Oh, and did I neglect the cast? Oh boy. How does this sound: David Carradine, who agreed to do the part after ingesting a whole lot of Vitamin C in Jodrowsky’s presence; surrealist Salvador Dali, who only agreed to do the part for $100,000 dollars per hour (though Jodorowsky, in an interview segment so funny it made my sides hurt, talked about how he decided to offer him even more money – a hundred grand per minute – but to get him off set within a few minutes and use a robotic Dali for the rest of the film); Orson Welles, who agreed on the basis of having a great chef on hand to cook meals.
|I think every artist says this at some point...|
So much of Jodorowsky’s Dune has the flavor of ‘too good to be true’, which could be a detriment to the proceedings - 'too much' of anything is such, and the movie's pre-production was a testament to that. What makes the film almost a bittersweet experience as it comes to its final twenty minutes, when we learn about, naturally, every studio in Hollywood rejecting the film proposal in part due to budget (short $5 million) but also as Jodorowsky planned it to be a six hour epic at a time when science fiction movies were almost always 90 minutes.
YET Hollywood execs still seemed to like that production book that he and his talented team had put together, which included a detailed storyboard that almost acted like a pre-visualization of the entire film.
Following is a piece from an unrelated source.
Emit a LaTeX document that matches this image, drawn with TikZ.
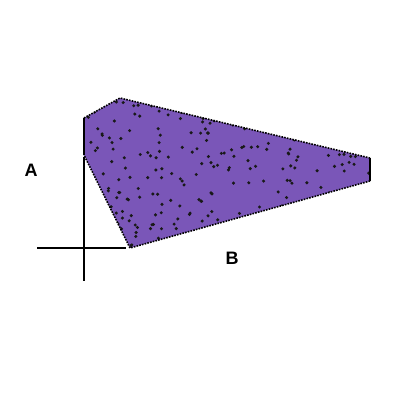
\documentclass[tikz,border=0pt]{standalone}
\usepackage{fontspec}
\setmainfont{Liberation Sans}
\begin{document}
\begin{tikzpicture}[x=1pt,y=-1pt,
  axisline/.style={line width=1.1pt,black},
  lbl/.style={font=\fontsize{18}{20}\selectfont\bfseries,inner sep=0pt}]
\useasboundingbox (0,0) rectangle (400,400);
\fill[white] (0,0) rectangle (400,400);
% shape
\coordinate (p1) at (84,118);
\coordinate (p2) at (120,98);
\coordinate (p3) at (370,158);
\coordinate (p4) at (370,181);
\coordinate (p5) at (130,248);
\coordinate (p6) at (84,155);
\fill[fill={rgb,255:red,122;green,86;blue,184}] (p1)--(p2)--(p3)--(p4)--(p5)--(p6)--cycle;
\begin{scope}
\clip (p1)--(p2)--(p3)--(p4)--(p5)--(p6)--cycle;
\pgfmathsetseed{7}
\foreach \i in {1,...,300}{
  \pgfmathsetmacro{\rx}{80+rnd*292}
  \pgfmathsetmacro{\ry}{95+rnd*155}
  \fill[black!90] (\rx,\ry) circle [radius=1.7pt];
}
\end{scope}
\draw[black,line width=1.6pt,dash pattern=on 1.6pt off 1.2pt] (p1)--(p2)--(p3) (p4)--(p5)--(p6);
\draw[black,line width=1.5pt] (p6)--(p1) (p3)--(p4);
% axes
\coordinate (vtop) at (84,157);
\coordinate (vbot) at (84,281);
\coordinate (hl) at (37,248);
\coordinate (hr) at (126,248);
\draw[axisline] (vtop)--(vbot);
\draw[axisline] (hl)--(hr);
\node[lbl] (A) at (31,170) {A};
\node[lbl] (B) at (232,258) {B};
\end{tikzpicture}
\end{document}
Not so soon after we got Star Wars, Alien (written by O’Bannon, designed by Giger and Foss), Blade Runner, The Matrix, even David Lynch’s own Dune (which is another funny part – Jorodowsky cheerfully explains how he was afraid to see it… and loved the experience because it was so terrible a film!)
When you see the film, you may be mixed about how to feel with this experience that Jodorowsky had, of the Great Project Not Meant to Be. In a moment where he stops being a kind of happy old man, he holds up a dollar bill and proclaims it to be ALL about this, which lacks art and emotion. At the same time one could argue Jodorowsky, high off of his previous cult successes, didn’t compromise for a moment and saw the production crumble before it could truly begin. On the other hand, many of his good ideas ended up being filtered back into Hollywood and used by the liked of Lucas and Scott. The film poises a good question worth exploring: how far can original, innovative ideas go, and at what point do they become part of the marketplace.
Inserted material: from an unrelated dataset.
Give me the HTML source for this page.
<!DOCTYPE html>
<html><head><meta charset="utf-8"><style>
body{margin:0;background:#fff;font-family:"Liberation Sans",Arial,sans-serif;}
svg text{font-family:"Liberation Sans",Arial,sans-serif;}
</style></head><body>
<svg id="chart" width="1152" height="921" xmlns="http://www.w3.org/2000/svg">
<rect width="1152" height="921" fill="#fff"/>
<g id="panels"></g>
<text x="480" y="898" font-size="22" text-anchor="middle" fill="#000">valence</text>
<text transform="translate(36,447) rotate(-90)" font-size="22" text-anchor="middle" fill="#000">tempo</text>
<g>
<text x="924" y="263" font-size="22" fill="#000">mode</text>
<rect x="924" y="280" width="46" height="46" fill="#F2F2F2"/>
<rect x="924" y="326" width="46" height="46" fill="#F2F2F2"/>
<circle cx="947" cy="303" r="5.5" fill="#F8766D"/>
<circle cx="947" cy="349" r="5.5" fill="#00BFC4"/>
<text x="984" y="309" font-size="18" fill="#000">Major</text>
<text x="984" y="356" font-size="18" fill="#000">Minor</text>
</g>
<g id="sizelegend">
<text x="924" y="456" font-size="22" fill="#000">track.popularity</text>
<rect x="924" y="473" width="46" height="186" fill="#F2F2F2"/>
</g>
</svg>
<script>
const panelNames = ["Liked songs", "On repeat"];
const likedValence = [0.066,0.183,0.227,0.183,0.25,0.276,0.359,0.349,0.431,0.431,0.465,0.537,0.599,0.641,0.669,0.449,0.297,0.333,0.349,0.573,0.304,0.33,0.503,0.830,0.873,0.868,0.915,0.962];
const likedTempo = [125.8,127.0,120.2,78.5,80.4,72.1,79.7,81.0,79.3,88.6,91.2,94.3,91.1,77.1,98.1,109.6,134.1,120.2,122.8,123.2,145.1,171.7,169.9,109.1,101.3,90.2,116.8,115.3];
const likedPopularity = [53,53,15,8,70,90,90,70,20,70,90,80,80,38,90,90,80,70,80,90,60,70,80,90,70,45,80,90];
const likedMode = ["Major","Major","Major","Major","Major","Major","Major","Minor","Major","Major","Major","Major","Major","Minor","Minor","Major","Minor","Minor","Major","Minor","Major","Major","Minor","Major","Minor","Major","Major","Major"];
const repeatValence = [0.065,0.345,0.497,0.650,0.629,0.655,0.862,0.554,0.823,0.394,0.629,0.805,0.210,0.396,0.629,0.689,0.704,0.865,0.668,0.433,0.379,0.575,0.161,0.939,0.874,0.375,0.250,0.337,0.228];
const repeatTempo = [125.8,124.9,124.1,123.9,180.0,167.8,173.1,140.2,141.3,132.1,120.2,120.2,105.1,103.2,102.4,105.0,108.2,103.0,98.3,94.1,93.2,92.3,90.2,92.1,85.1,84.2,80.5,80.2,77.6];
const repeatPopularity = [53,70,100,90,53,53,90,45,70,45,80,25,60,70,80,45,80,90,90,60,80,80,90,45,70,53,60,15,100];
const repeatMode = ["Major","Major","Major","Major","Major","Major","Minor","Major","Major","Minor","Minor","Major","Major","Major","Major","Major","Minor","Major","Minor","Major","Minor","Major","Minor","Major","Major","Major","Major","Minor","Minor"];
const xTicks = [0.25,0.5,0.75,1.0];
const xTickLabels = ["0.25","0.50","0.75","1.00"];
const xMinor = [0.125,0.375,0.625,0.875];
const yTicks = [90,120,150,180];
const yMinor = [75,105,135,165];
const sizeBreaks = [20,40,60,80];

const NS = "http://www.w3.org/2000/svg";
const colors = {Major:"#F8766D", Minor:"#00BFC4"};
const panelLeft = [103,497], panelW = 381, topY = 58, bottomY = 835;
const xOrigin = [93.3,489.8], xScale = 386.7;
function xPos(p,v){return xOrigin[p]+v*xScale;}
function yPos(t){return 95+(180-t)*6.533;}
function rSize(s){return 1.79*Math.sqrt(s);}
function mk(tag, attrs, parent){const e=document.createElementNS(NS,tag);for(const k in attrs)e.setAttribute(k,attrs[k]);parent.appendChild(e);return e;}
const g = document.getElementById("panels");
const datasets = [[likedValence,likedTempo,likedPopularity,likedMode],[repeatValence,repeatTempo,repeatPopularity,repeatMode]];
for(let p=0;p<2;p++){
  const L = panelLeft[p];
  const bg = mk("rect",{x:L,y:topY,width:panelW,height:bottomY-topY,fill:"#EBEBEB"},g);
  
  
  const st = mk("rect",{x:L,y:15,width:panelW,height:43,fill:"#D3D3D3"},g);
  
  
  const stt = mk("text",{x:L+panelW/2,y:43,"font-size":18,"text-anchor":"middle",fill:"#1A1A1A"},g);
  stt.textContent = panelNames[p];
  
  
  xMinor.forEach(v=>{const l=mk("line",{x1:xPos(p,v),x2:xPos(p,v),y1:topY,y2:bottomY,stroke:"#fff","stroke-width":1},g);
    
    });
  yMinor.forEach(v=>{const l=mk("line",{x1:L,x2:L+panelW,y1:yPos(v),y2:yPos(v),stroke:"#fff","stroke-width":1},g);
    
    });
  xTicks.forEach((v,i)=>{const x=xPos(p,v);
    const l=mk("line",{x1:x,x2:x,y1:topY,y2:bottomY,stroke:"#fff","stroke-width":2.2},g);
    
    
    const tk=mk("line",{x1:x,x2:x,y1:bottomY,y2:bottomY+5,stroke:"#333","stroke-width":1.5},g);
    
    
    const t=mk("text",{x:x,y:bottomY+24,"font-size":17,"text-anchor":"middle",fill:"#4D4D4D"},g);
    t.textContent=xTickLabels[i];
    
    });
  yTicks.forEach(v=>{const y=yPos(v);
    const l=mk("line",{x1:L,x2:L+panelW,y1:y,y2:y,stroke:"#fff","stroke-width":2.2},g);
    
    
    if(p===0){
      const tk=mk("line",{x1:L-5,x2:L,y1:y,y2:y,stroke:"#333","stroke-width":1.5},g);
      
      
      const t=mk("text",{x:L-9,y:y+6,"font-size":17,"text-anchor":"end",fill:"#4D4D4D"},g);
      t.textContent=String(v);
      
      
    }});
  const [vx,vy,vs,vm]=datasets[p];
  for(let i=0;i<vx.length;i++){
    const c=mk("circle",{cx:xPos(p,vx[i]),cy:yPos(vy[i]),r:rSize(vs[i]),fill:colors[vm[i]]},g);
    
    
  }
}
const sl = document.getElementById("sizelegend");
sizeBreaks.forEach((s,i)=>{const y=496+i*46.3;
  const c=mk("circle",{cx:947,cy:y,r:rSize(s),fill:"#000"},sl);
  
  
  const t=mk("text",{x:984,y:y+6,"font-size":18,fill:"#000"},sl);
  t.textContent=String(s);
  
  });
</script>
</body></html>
Though there are still silver linings, even for its beleaguered creator (who until this past year at Cannes with The Dance of Reality had only made three films since The Holy Mountain in 1973); he ended up using several visuals and ideas from his Dune project for comic books illustrated by Moebius; an animated series take-off on his Dune script and workbook would be interesting; and by doing this documentary, he reconnected with producer Seydoux, leading to the production of ‘Reality’. At the age of 84 it could be his last film... and yet, once again on the other hand, to look at a man so vibrant, weird and fantastical making up such radical visions, who ever knows?